HaHaHa, I like that. That's funny.

With all the cameras out there, it's hard to keep track of what has what feature.

You're probably right about the range on the built-in flash though. That's something that might have to be played with . . .

Thank y'all so much! After reading your posts, I remember reading things about "trailing curtain" and "2nd curtain" I remember seeing that mentioned in the flash literature but it was totally confusing so I set it aside for the time being. So...let me understand...when I shoot motion shots in darker areas, the flash can be set to "follow" mine and the subject's movement? Is there a thread on here where I can learn more about the flash curtains?

Y'all have given me a lot to start with and I really appreciate it!
Normal operation for a flash is to fire when the shutter curtain first opens up, this will sort of freeze the motion of the subject. But if there is enough ambient light in the scene there will be blurred movement, becasue the flash stopped this movement at the beginning of the exposure the blurred area gives the impression of action/movement in front of the sharp area. The resulting motion blur seems unnatural, like it's blurred in front of the moving subject.

Second curtain sync fires the flash at the end of the exposure just as the shutter curtain closes. If you have enough ambient light in the scend the subject is blurred and then the flash fires giving you a sharp subject. The effect is motion blur behind the moving subject. You get a more natural look to the motion with the blur being behind the subject.
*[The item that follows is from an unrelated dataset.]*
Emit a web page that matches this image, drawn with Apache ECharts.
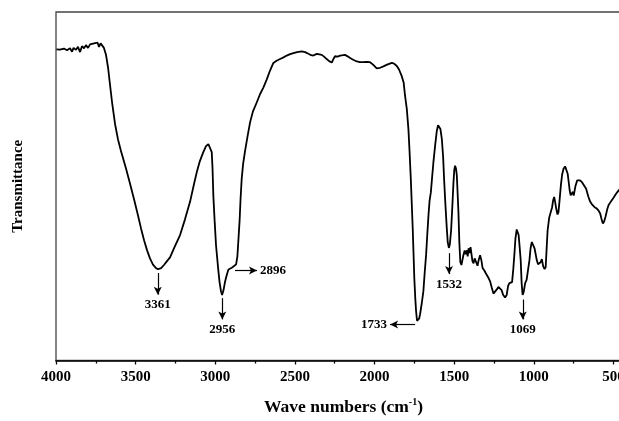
<!DOCTYPE html>
<html lang="en">
<head>
  <meta charset="UTF-8">
  <title>FTIR Spectrum</title>
  <script src="https://cdn.jsdelivr.net/npm/echarts@6.0.0/dist/echarts.min.js"></script>
  <style>
    html, body { margin: 0; padding: 0; background: #fff; overflow: hidden; }
  </style>
</head>
<body>
<!-- the frame runs past the right edge of the window, like the cropped original -->
<div id="chart" style="width: 693px; height: 421px;"></div>

<script>
  // wave numbers (cm-1)
  var waveNumbers = [
    3997, 3975, 3950, 3931, 3912, 3899, 3890, 3874, 3862, 3849, 3837, 3824, 3812, 3799, 3786, 3774,
    3761, 3749, 3739, 3730, 3720, 3711, 3699,
    3686, 3673, 3661, 3648, 3629, 3611, 3592, 3560, 3535, 3508, 3485, 3466, 3447, 3428, 3410, 3391,
    3372, 3359, 3340, 3322, 3303, 3284, 3253, 3221, 3190, 3158, 3133, 3114, 3096, 3075, 3058, 3043,
    3033, 3022, 3017, 3012, 3004, 2995, 2982, 2973, 2964, 2957, 2948, 2939, 2926, 2917, 2907, 2896,
    2882, 2869, 2861, 2854, 2847, 2841, 2834, 2825, 2813, 2797, 2781, 2763, 2739, 2719, 2698, 2677,
    2656, 2635, 2615, 2593, 2574, 2551, 2530, 2509, 2486, 2457, 2436, 2415, 2398, 2384, 2373, 2362,
    2352, 2331, 2317, 2300, 2285, 2268, 2257, 2248, 2232, 2216, 2204, 2185, 2166, 2153, 2134, 2111,
    2091, 2070, 2050, 2028, 2009, 1986, 1965, 1944, 1921, 1891, 1877, 1860, 1846, 1829, 1817, 1808,
    1797, 1787, 1780, 1772, 1766, 1760, 1755, 1750, 1744, 1739, 1733, 1726, 1720, 1714, 1703, 1693,
    1685, 1676, 1668, 1661, 1654, 1646, 1638, 1630, 1619, 1609, 1601, 1594, 1586, 1577, 1569, 1563,
    1555, 1546, 1540, 1533, 1527, 1519, 1511, 1504, 1499, 1494, 1488, 1483, 1478, 1473, 1467, 1461,
    1454, 1448, 1442, 1434, 1428, 1420, 1415, 1409, 1402, 1397, 1391, 1385, 1378, 1371, 1362, 1353,
    1346, 1337, 1329, 1321, 1311, 1302, 1293, 1283, 1274, 1263, 1253, 1243, 1232, 1222, 1211, 1202,
    1192, 1180, 1170, 1161, 1153, 1144, 1136, 1128, 1121, 1115, 1107, 1101, 1095, 1089, 1082, 1076,
    1070, 1063, 1054, 1045, 1036, 1027, 1020, 1012, 1004, 995, 981, 973, 964, 957, 949, 941,
    932, 925, 919, 913, 903, 894, 885, 878, 872, 866, 859, 851, 845, 837, 830, 822,
    813, 803, 793, 787, 780, 774, 768, 760, 754, 749, 738, 727, 718, 709, 696, 684,
    671, 657, 646, 633, 618, 604, 593, 583, 575, 566, 558, 549, 539, 530, 520, 510,
    499, 486, 474, 461
  ];

  // transmittance (arbitrary units, 0 = bottom of frame, 100 = top)
  var transmittance = [
    89.3, 89.2, 89.5, 89.0, 89.6, 88.6, 89.7, 89.2, 90.0, 88.5, 90.2, 89.6, 90.5, 89.7, 90.7, 90.2,
    91.0, 90.6, 91.2, 90.0, 91.0, 90.6, 89.7,
    87.7, 84.0, 79.2, 74.1, 67.8, 63.5, 60.1, 55.0, 50.7, 45.9, 41.6, 37.9, 34.5, 31.6, 29.3, 27.5,
    26.5, 26.2, 26.5, 27.4, 28.5, 29.6, 32.8, 36.0, 40.5, 45.6, 50.7, 54.4, 57.3, 59.8, 61.5, 62.1,
    61.7, 59.8, 55.0, 47.3, 40.2, 33.0, 26.5, 22.5, 19.9, 18.8, 20.2, 22.5, 24.8, 26.1, 26.5, 26.6,
    27.1, 27.6, 29.9, 35.0, 40.2, 46.4, 52.1, 56.4, 60.1, 64.4, 68.4, 71.5, 74.1, 76.4, 78.3, 80.6,
    83.2, 85.4, 86.0, 86.5, 86.9, 87.5, 87.9, 88.2, 88.5, 88.7, 88.5, 88.0, 87.6, 87.5, 87.8, 88.0,
    87.9, 87.7, 87.2, 86.5, 85.9, 85.5, 86.6, 87.3, 87.2, 87.5, 87.7, 87.7, 87.2, 86.8, 86.3, 85.8,
    85.6, 85.6, 85.7, 85.6, 84.9, 83.8, 84.0, 84.4, 84.9, 85.4, 85.2, 84.5, 83.5, 81.6, 79.8, 75.9,
    72.1, 66.4, 60.1, 52.1, 45.0, 37.9, 30.8, 23.6, 17.9, 14.2, 11.4, 11.3, 12.0, 13.2, 16.5, 19.9,
    25.1, 30.3, 36.5, 41.7, 45.9, 48.3, 52.7, 56.9, 61.8, 65.8, 67.5, 67.8, 66.4, 63.5, 58.4, 52.1,
    45.0, 37.9, 33.9, 32.3, 33.3, 37.3, 44.4, 51.2, 54.7, 55.9, 55.0, 53.1, 47.9, 42.6, 33.6, 28.2,
    27.4, 28.8, 30.2, 31.6, 30.5, 31.6, 29.9, 32.2, 30.8, 32.5, 30.5, 28.5, 27.9, 29.3, 28.8, 27.2,
    28.8, 30.2, 28.8, 26.5, 25.9, 25.1, 25.1, 23.6, 22.7, 20.8, 19.2, 19.7, 20.4, 21.1, 21.1, 20.2,
    18.8, 18.1, 18.8, 21.4, 22.2, 21.7, 22.5, 26.5, 30.8, 35.0, 37.6, 37.9, 36.0, 32.8, 28.8, 22.2,
    18.8, 19.7, 22.2, 23.1, 22.8, 28.8, 32.2, 34.0, 33.6, 32.2, 28.8, 27.6, 27.1, 28.2, 29.1, 27.1,
    26.2, 26.8, 32.2, 37.3, 41.0, 42.5, 43.9, 46.0, 46.9, 45.6, 43.6, 41.9, 42.5, 46.4, 50.1, 53.3,
    55.0, 55.7, 55.3, 53.6, 51.0, 48.7, 47.4, 47.9, 48.4, 47.3, 50.1, 51.7, 52.1, 51.7, 51.1, 50.7,
    49.3, 47.0, 45.6, 44.7, 44.0, 43.6, 43.0, 42.2, 40.7, 39.3, 39.9, 41.3, 43.3, 44.6, 45.3, 46.0,
    46.7, 47.6, 48.4, 49.1
  ];

  // peak annotations: label, arrow start [wn, T], arrow end [wn, T]
  var peakLabels = ['3361', '2956', '2896', '1733', '1532', '1069'];
  var arrowFrom = [[3361, 25.1], [2956, 17.9], [2876, 25.8], [1745, 10.3], [1532, 30.8], [1069, 17.5]];
  var arrowTo   = [[3361, 18.9], [2956, 11.8], [2738, 25.8], [1902, 10.3], [1532, 24.8], [1069, 11.8]];

  var serif = '"Times New Roman", "Liberation Serif", "DejaVu Serif", serif';

  var chart = echarts.init(document.getElementById('chart'));

  var seriesData = waveNumbers.map(function (w, i) { return [w, transmittance[i]]; });

  var arrows = peakLabels.map(function (txt, i) {
    var horizontal = arrowFrom[i][1] === arrowTo[i][1];
    return [
      { coord: arrowFrom[i], symbol: 'none' },
      {
        coord: arrowTo[i], symbol: 'arrow', symbolSize: [6, 8],
        label: {
          show: true, formatter: txt, position: 'end',
          distance: horizontal ? 3 : 4
        }
      }
    ];
  });

  var option = {
    backgroundColor: '#fff',
    animation: false,
    grid: {
      left: 56, top: 12, bottom: 58, right: 0,
      show: true, borderColor: '#444', borderWidth: 1.3
    },
    xAxis: {
      type: 'value',
      inverse: true,
      min: 0,
      max: 4000,
      interval: 500,
      name: '{a|Wave numbers (cm}{s|-1}{a|)}',
      nameLocation: 'middle',
      nameGap: 37,
      nameTextStyle: {
        padding: [0, 62, 0, 0],
        rich: {
          a: { fontFamily: serif, fontWeight: 'bold', fontSize: 17.5, color: '#000' },
          s: { fontFamily: serif, fontWeight: 'bold', fontSize: 10, color: '#000', verticalAlign: 'top', padding: [0, 0, 9, 0] }
        }
      },
      axisLine: { lineStyle: { color: '#000', width: 1.6 } },
      axisTick: { inside: false, length: 4, lineStyle: { color: '#000', width: 1.3 } },
      minorTick: { show: true, splitNumber: 2, length: 3, lineStyle: { color: '#000', width: 1.3 } },
      axisLabel: {
        fontFamily: serif, fontWeight: 'bold', fontSize: 15, color: '#000', margin: 9,
        showMinLabel: false,
        formatter: function (v) { return String(v); }
      },
      splitLine: { show: false }
    },
    yAxis: {
      type: 'value',
      min: 0,
      max: 100,
      name: 'Transmittance',
      nameLocation: 'middle',
      nameRotate: 90,
      nameGap: 30,
      nameTextStyle: { fontFamily: serif, fontWeight: 'bold', fontSize: 15, color: '#000' },
      axisLine: { show: true, lineStyle: { color: '#000', width: 1.6 } },
      axisTick: { show: false },
      axisLabel: { show: false },
      splitLine: { show: false }
    },
    series: [{
      type: 'line',
      data: seriesData,
      showSymbol: false,
      clip: true,
      lineStyle: { color: '#000', width: 1.8 },
      markLine: {
        silent: true,
        animation: false,
        lineStyle: { color: '#000', width: 1.2, type: 'solid' },
        label: { fontFamily: serif, fontWeight: 'bold', fontSize: 13, color: '#000' },
        data: arrows
      }
    }]
  };

  chart.setOption(option);
</script>
</body>
</html>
All this only has an effect if there is enough ambient light on the subject, if the flash is providing the bulk of the exposure there should be no difference between first/second curtain sync (also sometimes referred to front/rear curtain sync).

A good example of the motion effect I am trying to explain is in the train photos at this link.
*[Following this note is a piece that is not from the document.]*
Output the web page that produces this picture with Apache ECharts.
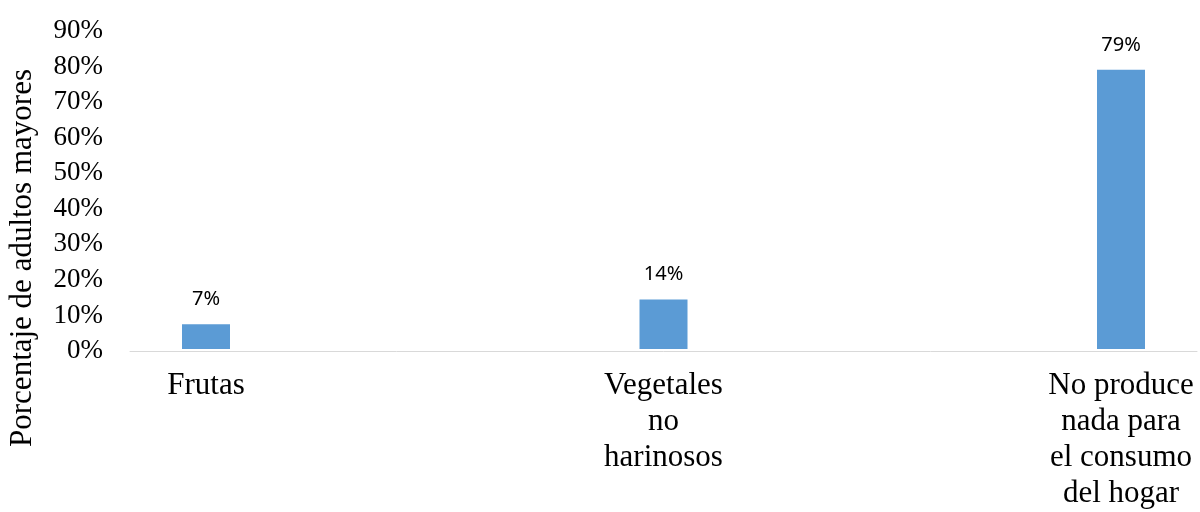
<!DOCTYPE html>
<html>
<head>
<meta charset="utf-8">
<script src="https://cdn.jsdelivr.net/npm/echarts@6/dist/echarts.min.js"></script>
<style>
  html, body { margin: 0; padding: 0; background: #fff; overflow: hidden; width: 1200px; height: 512px; position: relative; }
  /* the canvas is wider than the page so the category bands can run past both edges */
  #chart { position: absolute; left: -40px; top: 0; width: 1400px; height: 512px; }
</style>
</head>
<body>
<div id="chart"></div>
<script>
// Categories and shares of older adults by what they produce at home
const categories = ['Frutas', 'Vegetales\nno\nharinosos', 'No produce\nnada para\nel consumo\ndel hogar'];
const values = [0.07, 0.14, 0.79];
const yTicks = [0, 0.1, 0.2, 0.3, 0.4, 0.5, 0.6, 0.7, 0.8, 0.9];
const yTitle = 'Porcentaje de adultos mayores';

const serif = "'Liberation Serif', 'DejaVu Serif', serif";
const pct = v => Math.round(v * 100) + '%';

const chart = echarts.init(document.getElementById('chart'), null, { renderer: 'canvas' });

chart.setOption({
  backgroundColor: '#ffffff',
  animation: false,
  grid: [
    // bars and category labels
    { left: 17.25, width: 1372.5, top: 31, bottom: 161, containLabel: false },
    // value axis and baseline
    { left: 170, right: 163, top: 31, bottom: 161, containLabel: false }
  ],
  xAxis: [
    {
      type: 'category', gridIndex: 0, data: categories,
      axisLine: { show: false }, axisTick: { show: false },
      axisLabel: {
        interval: 0, margin: 19, color: '#000', fontFamily: serif,
        fontSize: 31, lineHeight: 36, align: 'center'
      },
      splitLine: { show: false }
    },
    {
      type: 'category', gridIndex: 1, data: [''],
      axisLine: { show: true, lineStyle: { color: '#d9d9d9', width: 1 } },
      axisTick: { show: false }, axisLabel: { show: false },
      splitLine: { show: false }
    }
  ],
  yAxis: [
    { type: 'value', gridIndex: 0, min: yTicks[0], max: yTicks[yTicks.length - 1], show: false },
    {
      type: 'value', gridIndex: 1,
      min: yTicks[0], max: yTicks[yTicks.length - 1], interval: yTicks[1] - yTicks[0],
      axisLine: { show: false }, axisTick: { show: false },
      splitLine: { show: false },
      axisLabel: { margin: 27, color: '#000', fontFamily: serif, fontSize: 27, formatter: pct }
    }
  ],
  graphic: [
    {
      type: 'text', x: 63, y: 258, rotation: Math.PI / 2,
      style: {
        text: yTitle, fill: '#000', font: "31px 'Liberation Serif', serif",
        textAlign: 'center', textVerticalAlign: 'middle'
      }
    }
  ],
  series: [
    {
      type: 'bar', xAxisIndex: 0, yAxisIndex: 0, data: values,
      barWidth: 48,
      itemStyle: { color: '#5b9bd5' },
      label: {
        show: true, position: 'top', distance: 15,
        color: '#000', fontFamily: "'Noto Sans', 'Liberation Sans', sans-serif",
        fontSize: 20, formatter: p => pct(p.value)
      }
    }
  ]
});
</script>
</body>
</html>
ShortCourses-Flash Sync and Shutter Speeds

Oh, yeah. Just thought I'd mention that photographing action in dark situations is hard for a number of reasons, most of which you have mentioned. If it is dark, iso will only help you so far.

Are you trying to document an event and / or get creative shots?


Have you thought about starting a thread called "Roller Rink Photography help?"

The pros might give you strategies . . .
Get a faster prime lens to assist in AF. (like a 28mm f/1.8 or a 50mm f/1.4 ) They are about $400 each. Even if you stopped them down to f/2 or f2.8, your camera's AF system would still benefit from the max aperture when focusing. Other than that, the flash advice was pretty accurate. There are some situations that cameras are going to struggle, and I am sure this is one of them. That doesn't mean you can't get good pictures, just don't expect them to look like something in a magazine that was staged with a boatload of extra lighting used.